> **COLLECTED DATA**:

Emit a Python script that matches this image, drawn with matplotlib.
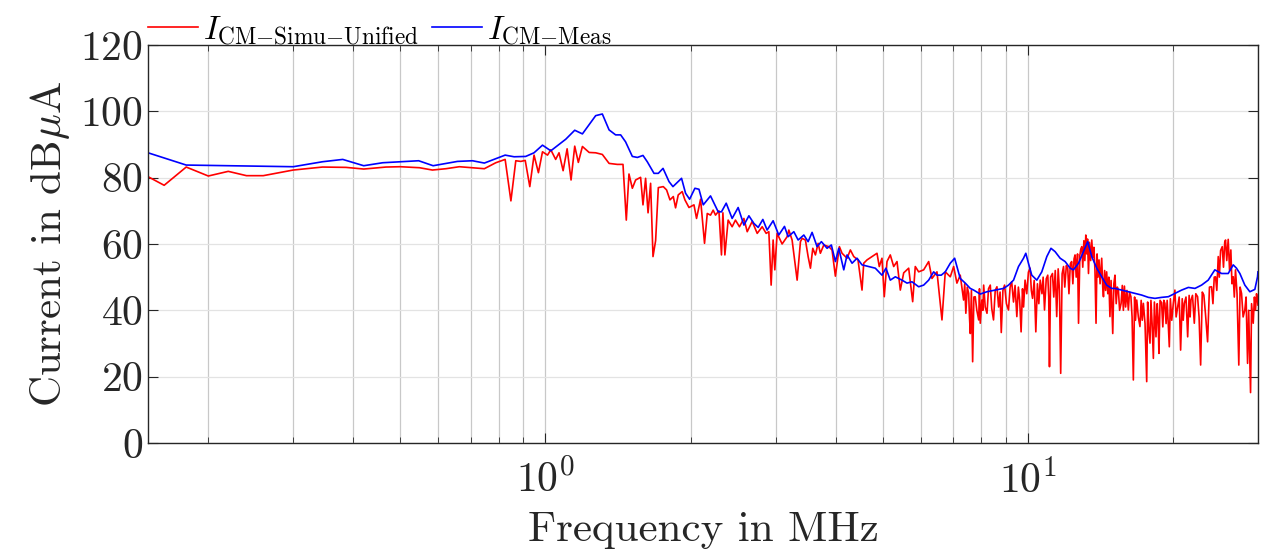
import matplotlib
matplotlib.use('Agg')
import matplotlib.pyplot as plt
import numpy as np

# 画图字体 (LaTeX 风格)
plt.rcParams['font.family'] = 'serif'
plt.rcParams['font.serif'] = ['cmr10', 'DejaVu Serif']
plt.rcParams['mathtext.fontset'] = 'cm'
plt.rcParams['axes.formatter.use_mathtext'] = True
plt.rcParams['axes.unicode_minus'] = False

# 数据：频率 (MHz) 与电流 (dBuA)
# 仿真 - 低频段
f_simu_lo = [0.15, 0.162, 0.18, 0.20, 0.22, 0.24, 0.26, 0.30, 0.345, 0.386, 0.42, 0.467, 0.50,
             0.548, 0.583, 0.622, 0.663, 0.747, 0.789, 0.825, 0.848, 0.868, 0.889, 0.908, 0.928,
             0.947, 0.967, 0.986, 1.010, 1.026, 1.050, 1.067, 1.088, 1.109, 1.130, 1.150, 1.170,
             1.193, 1.232, 1.271, 1.312, 1.355, 1.409, 1.448, 1.471, 1.490, 1.514, 1.538, 1.575,
             1.593, 1.613, 1.632, 1.652, 1.671, 1.692, 1.714, 1.755, 1.783, 1.812, 1.841, 1.861,
             1.885, 1.921, 1.946, 1.984, 2.032, 2.057, 2.097, 2.137, 2.165, 2.199, 2.227, 2.252,
             2.289, 2.317, 2.333, 2.355, 2.392, 2.438, 2.477, 2.525, 2.579, 2.620, 2.683, 2.748,
             2.814, 2.868, 2.905, 2.937, 2.965, 2.989, 3.022, 3.095, 3.135, 3.170, 3.196, 3.246,
             3.325, 3.378, 3.405, 3.459, 3.504, 3.543, 3.583, 3.628, 3.675, 3.715, 3.776, 3.867,
             3.928, 3.991, 4.068, 4.120, 4.220, 4.287, 4.357, 4.446, 4.532, 4.569, 4.642, 4.753,
             4.868, 4.921, 4.985, 5.040, 5.106, 5.187, 5.272, 5.356, 5.441, 5.530, 5.663, 5.772,
             5.844, 5.939, 6.083, 6.230, 6.329, 6.482, 6.638, 6.744, 6.907, 7.019, 7.129, 7.243]
i_simu_lo = [80.3, 77.7, 83.2, 80.5, 81.9, 80.6, 80.6, 82.3, 83.2, 83.1, 82.6, 83.2, 83.3,
             83.0, 82.3, 82.7, 83.3, 82.7, 84.5, 85.5, 73.0, 85.1, 84.9, 85.2, 77.3,
             86.8, 81.5, 87.8, 86.8, 88.4, 85.5, 87.5, 82.1, 88.7, 79.3, 89.5, 84.6,
             89.4, 87.6, 87.5, 87.0, 84.3, 84.0, 84.0, 67.2, 81.1, 76.8, 79.3, 80.1,
             71.8, 79.8, 69.4, 78.3, 56.2, 61.0, 77.0, 77.3, 76.3, 73.3, 74.3, 70.9,
             74.8, 75.8, 73.3, 71.0, 71.8, 67.7, 73.5, 60.2, 69.2, 68.7, 70.2, 68.7,
             70.0, 56.7, 69.4, 56.7, 67.2, 65.2, 67.2, 65.2, 67.7, 63.7, 66.8, 63.2,
             65.2, 63.2, 63.7, 47.6, 61.2, 52.2, 63.2, 60.0, 61.2, 62.2, 64.2, 61.2,
             49.1, 60.7, 61.7, 61.2, 56.2, 52.7, 58.7, 56.7, 60.2, 57.2, 59.7, 59.2,
             58.2, 50.3, 59.2, 57.2, 55.7, 58.2, 56.2, 55.2, 46.1, 54.2, 55.2, 56.2,
             57.2, 53.2, 55.7, 44.1, 54.7, 56.7, 53.2, 54.7, 46.1, 51.3, 52.7, 42.6,
             53.2, 51.6, 52.2, 54.7, 49.6, 51.6, 37.1, 51.6, 50.1, 53.2, 48.2, 50.6]

# 仿真 - 高频段 (密集振荡)
f_simu_hi = [7.36, 7.40, 7.44, 7.49, 7.54, 7.57, 7.60, 7.64, 7.685, 7.73, 7.78, 7.84, 7.91,
             7.94, 7.97, 8.03, 8.07, 8.10, 8.16, 8.23, 8.29, 8.36, 8.42, 8.49, 8.56, 8.63,
             8.70, 8.76, 8.81, 8.88, 8.95, 9.03, 9.12, 9.19, 9.26, 9.34, 9.41, 9.49, 9.56,
             9.62, 9.685, 9.75, 9.80, 9.87, 9.95, 10.03, 10.11, 10.17, 10.23, 10.31, 10.39,
             10.47, 10.54, 10.61, 10.70, 10.76, 10.83, 10.92, 11.00, 11.05, 11.09, 11.15,
             11.25, 11.32, 11.40, 11.48, 11.56, 11.63, 11.70, 11.78, 11.86, 11.93, 12.02,
             12.10, 12.17, 12.25, 12.33, 12.40, 12.47, 12.53, 12.60, 12.68, 12.74, 12.82,
             12.88, 12.94, 13.00, 13.07, 13.13, 13.19, 13.25, 13.30, 13.36, 13.42, 13.50,
             13.57, 13.64, 13.71, 13.78, 13.85, 13.92, 13.98, 14.05, 14.12, 14.23, 14.30,
             14.35, 14.43, 14.50, 14.57, 14.65, 14.72, 14.80, 14.88, 15.00, 15.08, 15.16,
             15.25, 15.33, 15.41, 15.50, 15.61, 15.70, 15.78, 15.86, 15.95, 16.05, 16.16,
             16.25, 16.36, 16.45, 16.55, 16.65, 16.72, 16.82, 16.95, 17.08, 17.18, 17.27,
             17.36, 17.50, 17.64, 17.72, 17.80, 17.92, 18.00, 18.10, 18.21, 18.30, 18.44,
             18.55, 18.63, 18.70, 18.80, 18.94, 19.05, 19.14, 19.24, 19.35, 19.45, 19.65,
             19.75, 19.88, 20.03, 20.18, 20.30, 20.45, 20.60, 20.74, 20.90, 21.00, 21.11,
             21.28, 21.45, 21.60, 21.70, 21.79, 21.95, 22.14, 22.30, 22.49, 22.65, 22.82,
             23.00, 23.17, 23.35, 23.59, 23.80, 24.04, 24.20, 24.35, 24.50, 24.65, 24.82,
             24.95, 25.10, 25.30, 25.45, 25.60, 25.70, 25.85, 26.03, 26.20, 26.36, 26.50,
             26.66, 26.80, 26.95, 27.15, 27.38, 27.55, 27.74, 27.95, 28.18, 28.35, 28.55,
             28.70, 28.96, 29.10, 29.33, 29.50, 29.65, 29.80, 29.94, 30.0]
i_simu_hi = [43.1, 48.0, 39.1, 47.0, 45.1, 38.0, 33.0, 46.0, 24.5, 44.0, 44.1, 40.0, 37.1,
             46.5, 36.1, 43.1, 40.0, 47.6, 41.0, 39.1, 46.5, 47.6, 40.5, 37.1, 46.0, 47.1,
             41.0, 45.5, 33.3, 46.0, 47.6, 42.0, 40.1, 47.0, 48.6, 42.5, 47.5, 38.1, 47.0,
             43.0, 33.5, 46.5, 41.0, 49.1, 45.0, 51.5, 52.7, 46.0, 43.6, 49.0, 33.5,
             48.0, 42.0, 49.1, 45.0, 50.0, 40.1, 49.5, 50.6, 44.0, 23.0, 50.0,
             51.1, 44.0, 52.0, 38.1, 52.5, 46.0, 21.0, 51.0, 53.2, 47.0, 53.5,
             52.7, 45.0, 54.0, 54.7, 48.0, 55.5, 56.7, 50.0, 57.0, 36.1, 56.5,
             58.5, 59.2, 53.0, 61.0, 55.0, 62.7, 57.0, 61.5, 51.1, 60.5, 55.0,
             61.2, 56.0, 59.0, 52.0, 36.1, 57.0, 50.0, 55.2, 48.0, 55.7, 47.0,
             44.1, 52.0, 46.0, 51.6, 45.0, 50.0, 38.1, 49.0, 33.0, 48.0, 50.6,
             42.0, 47.0, 46.1, 40.0, 42.1, 47.5, 40.0, 47.3, 41.0, 46.0, 40.1,
             45.5, 44.1, 38.0, 19.0, 44.0, 37.0, 43.1, 38.0, 35.1, 43.0, 37.0,
             42.1, 36.0, 18.5, 42.5, 35.0, 30.1, 43.0, 36.0, 25.5, 42.5, 32.0,
             42.0, 37.0, 27.0, 43.0, 42.3, 35.0, 43.0, 42.1, 36.0, 43.0, 29.0,
             43.5, 37.0, 42.1, 46.1, 38.0, 41.1, 44.0, 28.0, 43.5, 37.0, 42.1,
             44.0, 32.0, 44.5, 38.0, 43.1, 44.5, 36.1, 45.0, 44.1, 38.0, 23.5,
             45.5, 44.6, 39.0, 30.5, 47.0, 47.1, 42.0, 50.0, 50.1, 46.0, 56.2,
             50.0, 58.0, 59.2, 53.0, 60.5, 61.2, 55.0, 61.4, 52.0, 58.2, 48.0,
             50.1, 44.0, 52.2, 45.0, 23.5, 47.0, 45.1, 38.0, 40.1, 44.0, 24.0,
             40.0, 15.2, 42.0, 36.1, 44.0, 40.1, 45.0, 43.1, 41.6]

f_simu = f_simu_lo + f_simu_hi
i_simu = i_simu_lo + i_simu_hi

# 测量
f_meas = [0.15, 0.18, 0.30, 0.345, 0.38, 0.42, 0.46, 0.546, 0.585, 0.657, 0.706, 0.747,
          0.825, 0.861, 0.910, 0.947, 0.986, 1.026, 1.102, 1.150, 1.193, 1.271, 1.312, 1.355,
          1.398, 1.432, 1.466, 1.514, 1.551, 1.593, 1.626, 1.679, 1.714, 1.753, 1.804, 1.838,
          1.915, 1.952, 1.990, 2.041, 2.081, 2.124, 2.199, 2.281, 2.317, 2.370, 2.438, 2.509,
          2.579, 2.641, 2.705, 2.761, 2.823, 2.881, 2.965, 3.046, 3.13, 3.185, 3.273, 3.341,
          3.433, 3.504, 3.571, 3.657, 3.733, 3.836, 3.915, 3.991, 4.056, 4.154, 4.220, 4.322,
          4.426, 4.532, 4.679, 4.829, 4.985, 5.081, 5.187, 5.313, 5.485, 5.618, 5.753, 5.939,
          6.083, 6.230, 6.380, 6.482, 6.616, 6.744, 6.907, 7.052, 7.129, 7.243, 7.419, 7.598,
          7.722, 7.968, 8.228, 8.557, 8.907, 9.121, 9.342, 9.566, 9.797, 9.905, 10.03, 10.19,
          10.44, 10.69, 10.95, 11.17, 11.39, 11.67, 11.95, 12.24, 12.43, 12.74, 13.04, 13.31,
          13.57, 13.90, 14.23, 14.57, 14.92, 15.16, 15.65, 16.16, 16.68, 17.22, 17.78, 18.35,
          18.94, 19.56, 20.18, 20.84, 21.52, 22.21, 22.92, 23.66, 24.42, 25.22, 26.03, 26.66,
          27.08, 27.52, 28.18, 28.86, 29.56, 29.94, 30.0]
i_meas = [87.5, 83.8, 83.3, 84.8, 85.5, 83.6, 84.5, 85.1, 83.6, 84.9, 85.1, 84.4,
          86.8, 86.3, 86.4, 87.5, 89.8, 88.1, 91.6, 94.3, 93.2, 98.7, 99.2, 94.4,
          92.9, 92.9, 90.8, 86.4, 86.1, 86.7, 84.8, 81.3, 81.3, 82.8, 78.8, 77.3,
          79.8, 75.3, 73.5, 76.8, 76.5, 71.8, 74.5, 69.7, 69.7, 72.3, 67.7, 71.0,
          65.7, 68.5, 66.2, 65.0, 67.4, 64.2, 67.0, 62.7, 65.3, 62.2, 63.7, 61.2,
          62.7, 60.7, 63.5, 59.2, 60.7, 58.7, 59.7, 54.7, 58.7, 52.2, 56.7, 54.2,
          55.7, 53.7, 53.2, 52.7, 50.6, 52.7, 49.1, 50.1, 49.1, 48.2, 48.6, 47.1,
          47.6, 49.1, 51.6, 50.6, 50.6, 51.6, 54.2, 55.7, 53.2, 49.6, 48.2, 46.6,
          46.1, 44.9, 45.6, 46.1, 46.6, 47.6, 49.1, 53.2, 55.7, 57.2, 54.2, 50.6,
          49.1, 51.6, 56.2, 58.7, 57.7, 55.7, 54.7, 52.7, 52.2, 54.2, 57.7, 60.7,
          56.2, 52.7, 50.1, 47.6, 46.6, 46.6, 46.1, 45.6, 45.1, 44.6, 43.9, 43.6,
          43.9, 44.1, 45.1, 46.1, 46.9, 46.6, 47.6, 49.1, 52.2, 51.1, 51.1, 53.7,
          52.7, 51.1, 47.6, 45.6, 46.3, 50.1, 51.6]

fig, ax = plt.subplots(figsize=(12.63, 5.53), dpi=100)
fig.subplots_adjust(left=0.1172, right=0.996, bottom=0.199, top=0.9186)

ax.semilogx(f_simu, i_simu, color='#ff0000', linewidth=1.2,
            label=r'$I_{\mathrm{CM{-}Simu{-}Unified}}$')
ax.semilogx(f_meas, i_meas, color='#0000ff', linewidth=1.2,
            label=r'$I_{\mathrm{CM{-}Meas}}$')

ax.set_xlim(0.15, 30)
ax.set_ylim(0, 120)
ax.set_yticks(np.arange(0, 121, 20))

# 网格
ax.grid(True, axis='x', which='both', color='#c8c8c8', linewidth=0.9)
ax.grid(True, axis='y', which='major', color='#e3e3e3', linewidth=0.9)
ax.set_axisbelow(True)

txt = '#262626'
ax.tick_params(axis='both', which='both', direction='in', top=True, right=True,
               colors=txt, labelsize=30)
ax.tick_params(which='major', length=7)
ax.tick_params(which='minor', length=4)
ax.tick_params(axis='x', which='major', pad=12)
for s in ax.spines.values():
    s.set_color(txt)
    s.set_linewidth(1.0)

ax.set_xlabel('Frequency in MHz', fontsize=31, color=txt, labelpad=8)
ax.set_ylabel(r'Current in dB$\mu$A', fontsize=31, color=txt, labelpad=6)

ax.legend(loc='lower left', bbox_to_anchor=(0.0, 0.995), ncol=2, frameon=False,
          fontsize=24, handlelength=1.5, handletextpad=0.15, columnspacing=0.4,
          borderaxespad=0.0, borderpad=0.0)

plt.savefig('out.png', dpi=100)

> **TASK INSTRUCTIONS**:
Look at the listing and set down only the lines from its start through the line with "import numpy as np", word for word and without pictures.

> **RESULT FOR THIS TASK**:
Emit a Python script that matches this image, drawn with matplotlib.
import matplotlib
matplotlib.use('Agg')
import matplotlib.pyplot as plt
import numpy as np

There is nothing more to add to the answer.